* start Source excerpt *

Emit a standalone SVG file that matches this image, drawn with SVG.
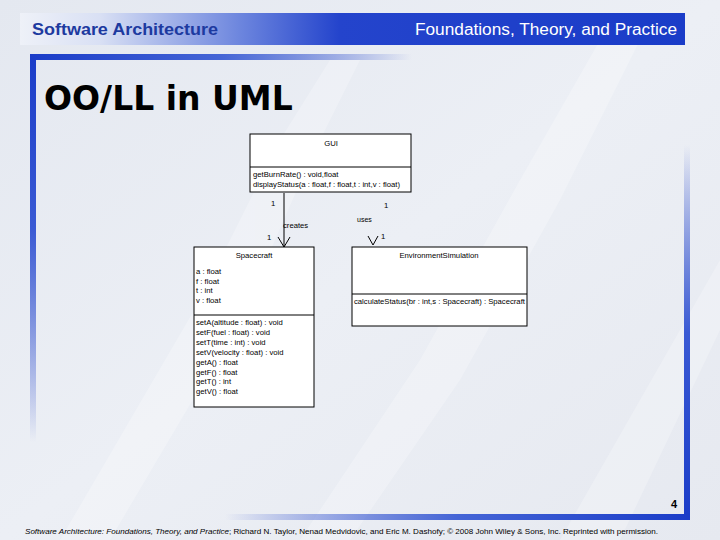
<svg xmlns="http://www.w3.org/2000/svg" width="720" height="540" viewBox="0 0 720 540">
<defs>
<linearGradient id="bg" x1="0" y1="0" x2="1" y2="1">
<stop offset="0" stop-color="#e4e8f0"/>
<stop offset="0.5" stop-color="#eceff5"/>
<stop offset="1" stop-color="#e6e9f0"/>
</linearGradient>
<linearGradient id="hdr" x1="0" y1="0" x2="1" y2="0">
<stop offset="0" stop-color="#eef1f8"/>
<stop offset="0.12" stop-color="#d9e0f4"/>
<stop offset="0.33" stop-color="#6d86de"/>
<stop offset="0.48" stop-color="#2444cc"/>
<stop offset="1" stop-color="#1a3cc8"/>
</linearGradient>
<linearGradient id="vl" x1="0" y1="0" x2="0" y2="1">
<stop offset="0" stop-color="#1a3cc8"/>
<stop offset="0.45" stop-color="#3a5ad4"/>
<stop offset="1" stop-color="#1a3cc8" stop-opacity="0"/>
</linearGradient>
<linearGradient id="ht" x1="0" y1="0" x2="1" y2="0">
<stop offset="0" stop-color="#1a3cc8"/>
<stop offset="0.5" stop-color="#4565d6"/>
<stop offset="1" stop-color="#1a3cc8" stop-opacity="0"/>
</linearGradient>
<linearGradient id="vr" x1="0" y1="1" x2="0" y2="0">
<stop offset="0" stop-color="#1a3cc8"/>
<stop offset="0.5" stop-color="#3a5ad4"/>
<stop offset="1" stop-color="#1a3cc8" stop-opacity="0"/>
</linearGradient>
<linearGradient id="hb" x1="1" y1="0" x2="0" y2="0">
<stop offset="0" stop-color="#1a3cc8"/>
<stop offset="0.5" stop-color="#4565d6"/>
<stop offset="1" stop-color="#1a3cc8" stop-opacity="0"/>
</linearGradient>
<style>
.u{font-family:"Liberation Sans",Arial,sans-serif;font-size:7.7px;fill:#000}
.box{fill:#fff;stroke:#000;stroke-width:1}
.sep{stroke:#000;stroke-width:1}
.c{stroke:#000;stroke-width:1;fill:none}
</style>
</defs>
<rect width="720" height="540" fill="url(#bg)"/>
<g fill="#ffffff" opacity="0.25">
<path d="M60 540 L200 300 L280 140 L330 60 L360 60 L310 160 L240 320 L110 540 Z"/>
<path d="M300 540 L420 360 L520 180 L600 40 L640 40 L560 200 L460 380 L350 540 Z"/>
<path d="M560 540 L640 400 L720 260 L720 330 L620 540 Z"/>
</g>
<rect x="20" y="13" width="665" height="32" fill="url(#hdr)"/>
<text x="32" y="35" font-family="Liberation Sans,Arial,sans-serif" font-size="16" font-weight="bold" fill="#1d3aa0" textLength="186" lengthAdjust="spacingAndGlyphs">Software Architecture</text>
<text x="415" y="35" font-family="Liberation Sans,Arial,sans-serif" font-size="16" fill="#ffffff" textLength="262" lengthAdjust="spacingAndGlyphs">Foundations, Theory, and Practice</text>
<rect x="30" y="54" width="6" height="388" fill="url(#vl)"/>
<rect x="30" y="54" width="382" height="6" fill="url(#ht)"/>
<rect x="684" y="145" width="6" height="375" fill="url(#vr)"/>
<rect x="225" y="514" width="465" height="6" fill="url(#hb)"/>
<text x="44" y="110" font-family="DejaVu Sans,Verdana,sans-serif" font-size="33" font-weight="bold" fill="#000">OO/LL in UML</text>
<text x="677" y="508" text-anchor="end" font-family="Liberation Sans,Arial,sans-serif" font-size="11" font-weight="bold" fill="#000">4</text>
<text x="25" y="534" font-family="Liberation Sans,Arial,sans-serif" font-size="7.5" fill="#000" textLength="633" lengthAdjust="spacingAndGlyphs"><tspan font-style="italic">Software Architecture: Foundations, Theory, and Practice</tspan>; Richard N. Taylor, Nenad Medvidovic, and Eric M. Dashofy; © 2008 John Wiley &amp; Sons, Inc. Reprinted with permission.</text>

<g id="connectors">
<line class="c" x1="284" y1="193" x2="284" y2="247"/>
<polyline class="c" points="278,237 284,247 290,237"/>
<polyline class="c" points="368,236 373,245 378,236"/>
<text class="u" x="271" y="206">1</text>
<text class="u" x="283" y="228">creates</text>
<text class="u" x="267" y="240">1</text>
<text class="u" x="384" y="208">1</text>
<text class="u" x="357" y="222" style="font-size:7px">uses</text>
<text class="u" x="381" y="239">1</text>
</g>

<g id="GUI">
<rect class="box" x="250" y="134" width="161" height="58"/>
<line class="sep" x1="250" y1="167" x2="411" y2="167"/>
<text class="u" x="331" y="146" text-anchor="middle">GUI</text>
<text class="u" x="253" y="177">getBurnRate() : void,float</text>
<text class="u" x="253" y="187">displayStatus(a : float,f : float,t : int,v : float)</text>
</g>

<g id="Spacecraft">
<rect class="box" x="194" y="247" width="120" height="160"/>
<line class="sep" x1="194" y1="315" x2="314" y2="315"/>
<text class="u" x="254" y="258" text-anchor="middle">Spacecraft</text>
<text class="u" x="196" y="274">a : float</text>
<text class="u" x="196" y="284">f : float</text>
<text class="u" x="196" y="293">t : int</text>
<text class="u" x="196" y="303">v : float</text>
<text class="u" x="196" y="325">setA(altitude : float) : void</text>
<text class="u" x="196" y="335">setF(fuel : float) : void</text>
<text class="u" x="196" y="345">setT(time : int) : void</text>
<text class="u" x="196" y="355">setV(velocity : float) : void</text>
<text class="u" x="196" y="365">getA() : float</text>
<text class="u" x="196" y="375">getF() : float</text>
<text class="u" x="196" y="384">getT() : int</text>
<text class="u" x="196" y="394">getV() : float</text>
</g>

<g id="EnvironmentSimulation">
<rect class="box" x="352" y="247" width="175" height="79"/>
<line class="sep" x1="352" y1="294" x2="527" y2="294"/>
<text class="u" x="439" y="258" text-anchor="middle">EnvironmentSimulation</text>
<text class="u" x="354" y="304">calculateStatus(br : int,s : Spacecraft) : Spacecraft</text>
</g>
</svg>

* end Source excerpt *

__Problem statement__. Print out the material word for word, omitting the pictures.

__Complete response__.
Emit a standalone SVG file that matches this image, drawn with SVG.
<svg xmlns="http://www.w3.org/2000/svg" width="720" height="540" viewBox="0 0 720 540">
<defs>
<linearGradient id="bg" x1="0" y1="0" x2="1" y2="1">
<stop offset="0" stop-color="#e4e8f0"/>
<stop offset="0.5" stop-color="#eceff5"/>
<stop offset="1" stop-color="#e6e9f0"/>
</linearGradient>
<linearGradient id="hdr" x1="0" y1="0" x2="1" y2="0">
<stop offset="0" stop-color="#eef1f8"/>
<stop offset="0.12" stop-color="#d9e0f4"/>
<stop offset="0.33" stop-color="#6d86de"/>
<stop offset="0.48" stop-color="#2444cc"/>
<stop offset="1" stop-color="#1a3cc8"/>
</linearGradient>
<linearGradient id="vl" x1="0" y1="0" x2="0" y2="1">
<stop offset="0" stop-color="#1a3cc8"/>
<stop offset="0.45" stop-color="#3a5ad4"/>
<stop offset="1" stop-color="#1a3cc8" stop-opacity="0"/>
</linearGradient>
<linearGradient id="ht" x1="0" y1="0" x2="1" y2="0">
<stop offset="0" stop-color="#1a3cc8"/>
<stop offset="0.5" stop-color="#4565d6"/>
<stop offset="1" stop-color="#1a3cc8" stop-opacity="0"/>
</linearGradient>
<linearGradient id="vr" x1="0" y1="1" x2="0" y2="0">
<stop offset="0" stop-color="#1a3cc8"/>
<stop offset="0.5" stop-color="#3a5ad4"/>
<stop offset="1" stop-color="#1a3cc8" stop-opacity="0"/>
</linearGradient>
<linearGradient id="hb" x1="1" y1="0" x2="0" y2="0">
<stop offset="0" stop-color="#1a3cc8"/>
<stop offset="0.5" stop-color="#4565d6"/>
<stop offset="1" stop-color="#1a3cc8" stop-opacity="0"/>
</linearGradient>
<style>
.u{font-family:"Liberation Sans",Arial,sans-serif;font-size:7.7px;fill:#000}
.box{fill:#fff;stroke:#000;stroke-width:1}
.sep{stroke:#000;stroke-width:1}
.c{stroke:#000;stroke-width:1;fill:none}
</style>
</defs>
<rect width="720" height="540" fill="url(#bg)"/>
<g fill="#ffffff" opacity="0.25">
<path d="M60 540 L200 300 L280 140 L330 60 L360 60 L310 160 L240 320 L110 540 Z"/>
<path d="M300 540 L420 360 L520 180 L600 40 L640 40 L560 200 L460 380 L350 540 Z"/>
<path d="M560 540 L640 400 L720 260 L720 330 L620 540 Z"/>
</g>
<rect x="20" y="13" width="665" height="32" fill="url(#hdr)"/>
<text x="32" y="35" font-family="Liberation Sans,Arial,sans-serif" font-size="16" font-weight="bold" fill="#1d3aa0" textLength="186" lengthAdjust="spacingAndGlyphs">Software Architecture</text>
<text x="415" y="35" font-family="Liberation Sans,Arial,sans-serif" font-size="16" fill="#ffffff" textLength="262" lengthAdjust="spacingAndGlyphs">Foundations, Theory, and Practice</text>
<rect x="30" y="54" width="6" height="388" fill="url(#vl)"/>
<rect x="30" y="54" width="382" height="6" fill="url(#ht)"/>
<rect x="684" y="145" width="6" height="375" fill="url(#vr)"/>
<rect x="225" y="514" width="465" height="6" fill="url(#hb)"/>
<text x="44" y="110" font-family="DejaVu Sans,Verdana,sans-serif" font-size="33" font-weight="bold" fill="#000">OO/LL in UML</text>
<text x="677" y="508" text-anchor="end" font-family="Liberation Sans,Arial,sans-serif" font-size="11" font-weight="bold" fill="#000">4</text>
<text x="25" y="534" font-family="Liberation Sans,Arial,sans-serif" font-size="7.5" fill="#000" textLength="633" lengthAdjust="spacingAndGlyphs"><tspan font-style="italic">Software Architecture: Foundations, Theory, and Practice</tspan>; Richard N. Taylor, Nenad Medvidovic, and Eric M. Dashofy; © 2008 John Wiley &amp; Sons, Inc. Reprinted with permission.</text>

<g id="connectors">
<line class="c" x1="284" y1="193" x2="284" y2="247"/>
<polyline class="c" points="278,237 284,247 290,237"/>
<polyline class="c" points="368,236 373,245 378,236"/>
<text class="u" x="271" y="206">1</text>
<text class="u" x="283" y="228">creates</text>
<text class="u" x="267" y="240">1</text>
<text class="u" x="384" y="208">1</text>
<text class="u" x="357" y="222" style="font-size:7px">uses</text>
<text class="u" x="381" y="239">1</text>
</g>

<g id="GUI">
<rect class="box" x="250" y="134" width="161" height="58"/>
<line class="sep" x1="250" y1="167" x2="411" y2="167"/>
<text class="u" x="331" y="146" text-anchor="middle">GUI</text>
<text class="u" x="253" y="177">getBurnRate() : void,float</text>
<text class="u" x="253" y="187">displayStatus(a : float,f : float,t : int,v : float)</text>
</g>

<g id="Spacecraft">
<rect class="box" x="194" y="247" width="120" height="160"/>
<line class="sep" x1="194" y1="315" x2="314" y2="315"/>
<text class="u" x="254" y="258" text-anchor="middle">Spacecraft</text>
<text class="u" x="196" y="274">a : float</text>
<text class="u" x="196" y="284">f : float</text>
<text class="u" x="196" y="293">t : int</text>
<text class="u" x="196" y="303">v : float</text>
<text class="u" x="196" y="325">setA(altitude : float) : void</text>
<text class="u" x="196" y="335">setF(fuel : float) : void</text>
<text class="u" x="196" y="345">setT(time : int) : void</text>
<text class="u" x="196" y="355">setV(velocity : float) : void</text>
<text class="u" x="196" y="365">getA() : float</text>
<text class="u" x="196" y="375">getF() : float</text>
<text class="u" x="196" y="384">getT() : int</text>
<text class="u" x="196" y="394">getV() : float</text>
</g>

<g id="EnvironmentSimulation">
<rect class="box" x="352" y="247" width="175" height="79"/>
<line class="sep" x1="352" y1="294" x2="527" y2="294"/>
<text class="u" x="439" y="258" text-anchor="middle">EnvironmentSimulation</text>
<text class="u" x="354" y="304">calculateStatus(br : int,s : Spacecraft) : Spacecraft</text>
</g>
</svg>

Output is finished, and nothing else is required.